Re: [Ext2-devel] disk throughput

Andrew Morton (akpm@zip.com.au)
Sun, 04 Nov 2001 19:45:21 -0800


Mike Fedyk wrote:
>
> On Sun, Nov 04, 2001 at 06:13:19PM -0800, Andrew Morton wrote:
> > I've been taking a look at one particular workload - the creation
> > and use of many smallish files. ie: the things we do every day
> > with kernel trees.
> >
> > There are a number of things which cause linux to perform quite badly
> > with this workload. I've fixed most of them and the speedups are quite
> > dramatic. The changes include:
> >
> > - reorganise the sync_inode() paths so we don't do
> > read-a-block,write-a-block,read-a-block, ...
> >
>
> Why can't the elevator do that? I'm all for better performance, but if
> the elevator can do it, then it will work for other file systems too.

If a process is feeding writes into the request layer and then
stops to do a read, we've blown it. There's nothing for the
elevator to elevate.

> > - asynchronous preread of an ext2 inode's block when we
> > create the inode, so:
> >
> > a) the reads will cluster into larger requests and
> > b) during inode writeout we don't keep stalling on
> > reads, preventing write clustering.
> >
>
> This may be what is inhibiting the elevator...

Yes.

> > The above changes are basically a search-and-destroy mission against
> > the things which are preventing effective writeout request merging.
> > Once they're in place we also need:
> >
> > - Alter the request queue size and elvtune settings
> >
>
> What settings are you suggesting? The 2.4 elevator queue size is an
> order of magnatide larger than 2.2...

The default number of requests is 128. This is in fact quite ample AS
LONG AS the filesystem is feeding decent amounts of reasonably localised
stuff into the request layer, and isn't stopping for reads all the time.
ext2 and the VFS are not. But I suspect that with the ialloc.c change,
disk readahead is covering up for it.

The meaning of the parameter to elvtune is a complete mystery, and the
code is uncommented crud (tautology). So I just used -r20000 -w20000.

This was based on observing the request queue dynamics. We frequently
fail to merge requests which really should be merged regardless of
latency. Bumping the elvtune settings fixed it all. But once the
fs starts writing data out contiguously it's all academic.

> >
> > The time to create 100,000 4k files (10 per directory) has fallen
> > from 3:09 (3min 9second) down to 0:30. A six-fold speedup.
> >
>
> Nice!

Well.
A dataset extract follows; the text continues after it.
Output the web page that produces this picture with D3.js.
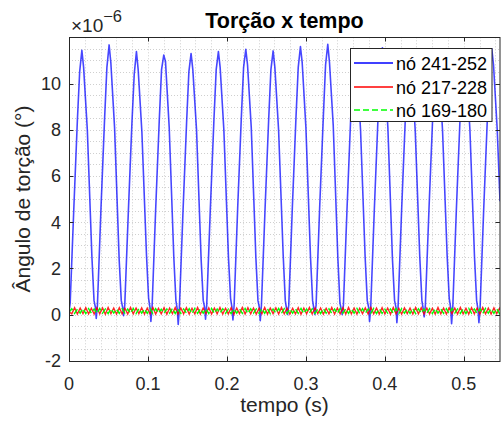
<!DOCTYPE html>
<html>
<head>
<meta charset="utf-8">
<script src="https://cdn.jsdelivr.net/npm/d3@7/dist/d3.min.js"></script>
<style>
  body { margin: 0; background: #ffffff; }
  text { font-family: "Liberation Sans", Arial, Helvetica, sans-serif; fill: #262626; }
</style>
</head>
<body>
<svg id="chart" width="502" height="428"></svg>
<script>
// Tick positions and labels
const xTicks = [0, 0.1, 0.2, 0.3, 0.4, 0.5];
const xTickLabels = ["0", "0.1", "0.2", "0.3", "0.4", "0.5"];
const yTicks = [-2, 0, 2, 4, 6, 8, 10];
const yTickLabels = ["-2", "0", "2", "4", "6", "8", "10"];
const xMinorStep = 0.02;
const yMinorStep = 0.5;

const seriesNames = ["nó 241-252", "nó 217-228", "nó 169-180"];
const seriesColors = ["#0000ff", "#ff0000", "#00ff00"];

// nó 241-252 : time (s) and torsion angle (x 1e-6 deg)
const blueTime = [
  0.0000, 0.0015, 0.0060, 0.0106, 0.0135, 0.0163, 0.0185, 0.0232, 0.0290, 0.0317, 0.0335,
  0.0345, 0.0360, 0.0405, 0.0451, 0.0480, 0.0508, 0.0530, 0.0577, 0.0635, 0.0662, 0.0680,
  0.0691, 0.0706, 0.0751, 0.0797, 0.0826, 0.0854, 0.0876, 0.0923, 0.0981, 0.1008, 0.1026,
  0.1037, 0.1052, 0.1097, 0.1143, 0.1172, 0.1200, 0.1222, 0.1269, 0.1327, 0.1354, 0.1372,
  0.1383, 0.1398, 0.1443, 0.1489, 0.1518, 0.1546, 0.1568, 0.1615, 0.1673, 0.1700, 0.1718,
  0.1729, 0.1744, 0.1789, 0.1835, 0.1864, 0.1892, 0.1914, 0.1961, 0.2019, 0.2046, 0.2064,
  0.2076, 0.2091, 0.2136, 0.2182, 0.2211, 0.2239, 0.2261, 0.2308, 0.2366, 0.2393, 0.2411,
  0.2422, 0.2437, 0.2482, 0.2528, 0.2557, 0.2585, 0.2607, 0.2654, 0.2712, 0.2739, 0.2757,
  0.2768, 0.2783, 0.2828, 0.2874, 0.2903, 0.2931, 0.2953, 0.3000, 0.3058, 0.3085, 0.3103,
  0.3114, 0.3129, 0.3174, 0.3220, 0.3249, 0.3277, 0.3299, 0.3346, 0.3404, 0.3431, 0.3449,
  0.3460, 0.3475, 0.3520, 0.3566, 0.3595, 0.3623, 0.3645, 0.3692, 0.3750, 0.3777, 0.3795,
  0.3806, 0.3821, 0.3866, 0.3912, 0.3941, 0.3969, 0.3991, 0.4038, 0.4096, 0.4123, 0.4141,
  0.4152, 0.4167, 0.4212, 0.4258, 0.4287, 0.4315, 0.4337, 0.4384, 0.4442, 0.4469, 0.4487,
  0.4498, 0.4513, 0.4558, 0.4604, 0.4633, 0.4661, 0.4683, 0.4730, 0.4788, 0.4815, 0.4833,
  0.4845, 0.4860, 0.4905, 0.4951, 0.4980, 0.5008, 0.5030, 0.5077, 0.5135, 0.5162, 0.5180,
  0.5191, 0.5206, 0.5251, 0.5297, 0.5326, 0.5354, 0.5376, 0.5423, 0.5458
];
const blueAngle = [
   0.10, 0.50, 4.50, 8.40, 10.50, 11.44, 10.70, 8.00, 2.50, 0.60, 0.30,
  -0.17, 0.40, 4.60, 8.50, 10.70, 11.67, 10.90, 8.10, 2.40, 0.60, 0.30,
  -0.05, 0.40, 4.40, 8.30, 10.40, 11.38, 10.60, 7.90, 2.60, 0.70, 0.30,
  -0.30, 0.30, 4.50, 8.40, 10.60, 11.23, 10.95, 8.10, 2.50, 0.60, 0.20,
  -0.43, 0.30, 4.40, 8.30, 10.50, 11.30, 10.60, 8.00, 2.40, 0.60, 0.30,
  -0.20, 0.40, 4.50, 8.40, 10.60, 11.38, 10.70, 8.00, 2.50, 0.70, 0.30,
  -0.24, 0.40, 4.60, 8.50, 10.70, 11.48, 10.80, 8.10, 2.50, 0.60, 0.30,
  -0.27, 0.40, 4.50, 8.40, 10.60, 11.41, 10.70, 8.00, 2.60, 0.60, 0.20,
   0.00, 0.40, 4.60, 8.50, 10.70, 11.60, 10.90, 8.10, 2.50, 0.60, 0.20,
   0.00, 0.40, 4.60, 8.50, 10.80, 11.70, 10.90, 8.20, 2.50, 0.50, 0.20,
   0.00, 0.40, 4.50, 8.40, 10.60, 11.50, 10.80, 8.00, 2.50, 0.60, 0.30,
  -0.30, 0.30, 4.50, 8.40, 10.70, 11.55, 10.80, 8.10, 2.40, 0.60, 0.30,
  -0.35, 0.30, 4.50, 8.40, 10.60, 11.50, 10.80, 8.00, 2.50, 0.60, 0.20,
  -0.10, 0.40, 4.50, 8.40, 10.60, 11.45, 10.70, 8.00, 2.60, 0.70, 0.30,
  -0.40, 0.30, 4.50, 8.40, 10.60, 11.50, 10.80, 8.00, 2.50, 0.60, 0.20,
  -0.35, 0.30, 4.50, 8.40, 10.60, 11.50, 10.80, 8.00, 4.90
];

// nó 217-228 and nó 169-180 : sampled every sampleStep seconds
const sampleStep = 0.00354;
const redAngle = [
  0.12,0.03,0.29,0.02,0.28,0.04,0.30,0.03,0.27,0.02,
  0.29,0.03,0.28,0.01,0.30,0.04,0.28,0.02,0.29,0.03,
  0.27,0.02,0.30,0.03,0.28,0.04,0.29,0.02,0.28,0.03,
  0.30,0.02,0.27,0.03,0.29,0.01,0.28,0.04,0.30,0.02,
  0.28,0.03,0.29,0.02,0.27,0.03,0.30,0.02,0.28,0.04,
  0.29,0.02,0.28,0.03,0.30,0.02,0.27,0.03,0.29,0.01,
  0.28,0.04,0.30,0.02,0.29,0.03,0.28,0.02,0.27,0.03,
  0.30,0.02,0.28,0.04,0.29,0.02,0.30,0.03,0.28,0.02,
  0.27,0.03,0.29,0.01,0.28,0.03,0.30,0.02,0.29,0.04,
  0.28,0.02,0.27,0.03,0.30,0.02,0.28,0.03,0.29,0.02,
  0.30,0.03,0.28,0.02,0.27,0.04,0.29,0.02,0.30,0.03,
  0.28,0.02,0.29,0.03,0.28,0.01,0.30,0.03,0.27,0.02,
  0.29,0.04,0.28,0.02,0.30,0.03,0.29,0.02,0.28,0.03,
  0.27,0.02,0.30,0.03,0.28,0.02,0.29,0.04,0.28,0.02,
  0.30,0.03,0.27,0.02,0.29,0.03,0.28,0.02,0.30,0.03,
  0.28,0.02,0.29,0.04,0.27,0.03,0.30,0.02,0.28,0.03
];
const greenAngle = [
  0.10,0.25,0.05,0.24,0.06,0.26,0.04,0.25,0.06,0.24,
  0.05,0.26,0.06,0.24,0.04,0.25,0.06,0.23,0.05,0.25,
  0.06,0.24,0.05,0.26,0.04,0.25,0.06,0.24,0.05,0.26,
  0.04,0.25,0.06,0.23,0.05,0.24,0.06,0.26,0.04,0.25,
  0.05,0.24,0.06,0.25,0.04,0.26,0.05,0.24,0.06,0.25,
  0.04,0.26,0.05,0.24,0.06,0.25,0.05,0.23,0.04,0.25,
  0.06,0.24,0.05,0.26,0.04,0.25,0.06,0.24,0.05,0.26,
  0.05,0.25,0.04,0.24,0.06,0.26,0.05,0.25,0.04,0.24,
  0.06,0.25,0.05,0.26,0.04,0.24,0.06,0.25,0.05,0.23,
  0.04,0.26,0.06,0.25,0.05,0.24,0.04,0.26,0.06,0.25,
  0.05,0.24,0.06,0.26,0.04,0.25,0.05,0.24,0.06,0.26,
  0.04,0.25,0.05,0.23,0.06,0.24,0.05,0.26,0.04,0.25,
  0.06,0.24,0.05,0.26,0.04,0.25,0.06,0.24,0.05,0.25,
  0.04,0.26,0.06,0.24,0.05,0.25,0.04,0.26,0.06,0.24,
  0.05,0.25,0.04,0.26,0.06,0.24,0.05,0.25,0.04,0.26,
  0.06,0.24,0.05,0.25,0.04,0.26,0.06,0.24,0.05,0.25
];

// ---- layout ----
const svg = d3.select("#chart");
const plot = { left: 69, right: 500, top: 37.3, bottom: 360.7 };
const xMax = 0.5458;
const x = d3.scaleLinear().domain([0, xMax]).range([plot.left, plot.right]);
const y = d3.scaleLinear().domain([-2, 12]).range([plot.bottom, plot.top]);
const axisColor = "#262626";

// grid (minor + major, dotted)
const gridG = svg.append("g");
const xMinor = d3.range(xMinorStep, xMax, xMinorStep);
const yMinor = d3.range(-2 + yMinorStep, 12, yMinorStep);
gridG.selectAll("line.gx").data(xMinor).join("line")
  .attr("x1", d => Math.round(x(d)) + 0.5).attr("x2", d => Math.round(x(d)) + 0.5)
  .attr("y1", plot.top).attr("y2", plot.bottom)
  .attr("stroke", "#cfcfcf").attr("stroke-width", 1).attr("stroke-dasharray", "1,2");
gridG.selectAll("line.gy").data(yMinor).join("line")
  .attr("y1", d => Math.round(y(d)) + 0.5).attr("y2", d => Math.round(y(d)) + 0.5)
  .attr("x1", plot.left).attr("x2", plot.right)
  .attr("stroke", "#cfcfcf").attr("stroke-width", 1).attr("stroke-dasharray", "1,2");

// clip for the data lines
svg.append("clipPath").attr("id", "plotClip").append("rect")
  .attr("x", plot.left).attr("y", plot.top)
  .attr("width", plot.right - plot.left).attr("height", plot.bottom - plot.top);

const line = d3.line().x(d => x(d[0])).y(d => y(d[1]));
const blueData = blueTime.map((t, i) => [t, blueAngle[i]]);
const redData = redAngle.map((v, i) => [i * sampleStep, v]);
const greenData = greenAngle.map((v, i) => [i * sampleStep, v]);

const dataG = svg.append("g").attr("clip-path", "url(#plotClip)");
dataG.append("path").datum(blueData).attr("d", line)
  .attr("fill", "none").attr("stroke", seriesColors[0]).attr("stroke-width", 1.6)
  .attr("stroke-opacity", 0.72).attr("stroke-linejoin", "round");
dataG.append("path").datum(redData).attr("d", line)
  .attr("fill", "none").attr("stroke", seriesColors[1]).attr("stroke-width", 1.4)
  .attr("stroke-opacity", 0.85);
dataG.append("path").datum(greenData).attr("d", line)
  .attr("fill", "none").attr("stroke", seriesColors[2]).attr("stroke-width", 1.4)
  .attr("stroke-dasharray", "6,3");

// axes box
svg.append("rect")
  .attr("x", plot.left + 0.5).attr("y", Math.round(plot.top) + 0.5)
  .attr("width", plot.right - plot.left - 0.5).attr("height", Math.round(plot.bottom) - Math.round(plot.top))
  .attr("fill", "none").attr("stroke", axisColor).attr("stroke-width", 1);

// ticks (inward, on all four sides)
const tickLen = 4.5;
const tickG = svg.append("g").attr("stroke", axisColor).attr("stroke-width", 1);
xTicks.forEach(t => {
  const px = Math.round(x(t)) + 0.5;
  tickG.append("line").attr("x1", px).attr("x2", px).attr("y1", Math.round(plot.bottom)).attr("y2", Math.round(plot.bottom) - tickLen);
  tickG.append("line").attr("x1", px).attr("x2", px).attr("y1", Math.round(plot.top)).attr("y2", Math.round(plot.top) + tickLen);
});
yTicks.forEach(t => {
  const py = Math.round(y(t)) + 0.5;
  tickG.append("line").attr("y1", py).attr("y2", py).attr("x1", plot.left).attr("x2", plot.left + tickLen);
  tickG.append("line").attr("y1", py).attr("y2", py).attr("x1", plot.right).attr("x2", plot.right - tickLen);
});

// tick labels
svg.append("g").selectAll("text").data(xTicks).join("text")
  .attr("x", d => x(d)).attr("y", 390)
  .attr("text-anchor", "middle").attr("font-size", 18)
  .text((d, i) => xTickLabels[i]);
svg.append("g").selectAll("text").data(yTicks).join("text")
  .attr("x", 61).attr("y", d => y(d) + 6.5)
  .attr("text-anchor", "end").attr("font-size", 18)
  .text((d, i) => yTickLabels[i]);

// exponent label
const expo = svg.append("text").attr("x", 71).attr("y", 32).attr("font-size", 19);
expo.append("tspan").text("×10");
expo.append("tspan").attr("font-size", 16.5).attr("dy", -10).text("−6");

// title and axis labels
svg.append("text").attr("x", (plot.left + plot.right) / 2).attr("y", 28.3)
  .attr("text-anchor", "middle").attr("font-size", 21.5).attr("font-weight", "bold")
  .style("fill", "#000")
  .text("Torção x tempo");
svg.append("text").attr("x", (plot.left + plot.right) / 2).attr("y", 412)
  .attr("text-anchor", "middle").attr("font-size", 21)
  .text("tempo (s)");
svg.append("text")
  .attr("transform", `translate(30,${(plot.top + plot.bottom) / 2}) rotate(-90)`)
  .attr("text-anchor", "middle").attr("font-size", 21)
  .text("Ângulo de torção (°)");

// legend
const leg = svg.append("g");
leg.append("rect").attr("x", 350.5).attr("y", 48.5).attr("width", 141.5).attr("height", 73)
  .attr("fill", "#fff").attr("stroke", axisColor).attr("stroke-width", 1);
const legRows = [63, 87, 110];
seriesNames.forEach((name, i) => {
  leg.append("line").attr("x1", 354).attr("x2", 393)
    .attr("y1", legRows[i]).attr("y2", legRows[i])
    .style("stroke", seriesColors[i]).attr("stroke-width", 1.6)
    .attr("stroke-dasharray", i === 2 ? "6,3" : "none");
  leg.append("text").attr("x", 396).attr("y", legRows[i] + 7)
    .attr("font-size", 18).style("fill", "#000")
    .text(name);
});
</script>
</body>
</html>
I got to choose the benchmark.

> >
> > All well and good, and still a WIP. But by far the most dramatic
> > speedups come from disabling ext2's policy of placing new directories
> > in a different blockgroup from the parent:
> [snip]
> > A significant thing here is the improvement in read performance as well
> > as writes. All of the other speedup changes only affect writes.
> >
> > We are paying an extremely heavy price for placing directories in
> > different block groups from their parent. Why do we do this, and
> > is it worth the cost?
> >
>
> My God! I'm no kernel hacker, but I would think the first thing you would
> want to do is keep similar data (in this case similar because of proximity
> in the dir tree) as close as possible to reduce seeking...

Sure. ext2 goes to great lengths to avoid intra-file fragmentation,
and then goes and adds its own inter-file fragmentation.

It's worse on larger partitons, because they have more of the 128 meg
block groups.

> Is there any chance that this will go into ext3 too?
>

If it goes in ext2, yes. Depends on what the ext2 gods say - there
may be some deep design issue I'm missing here.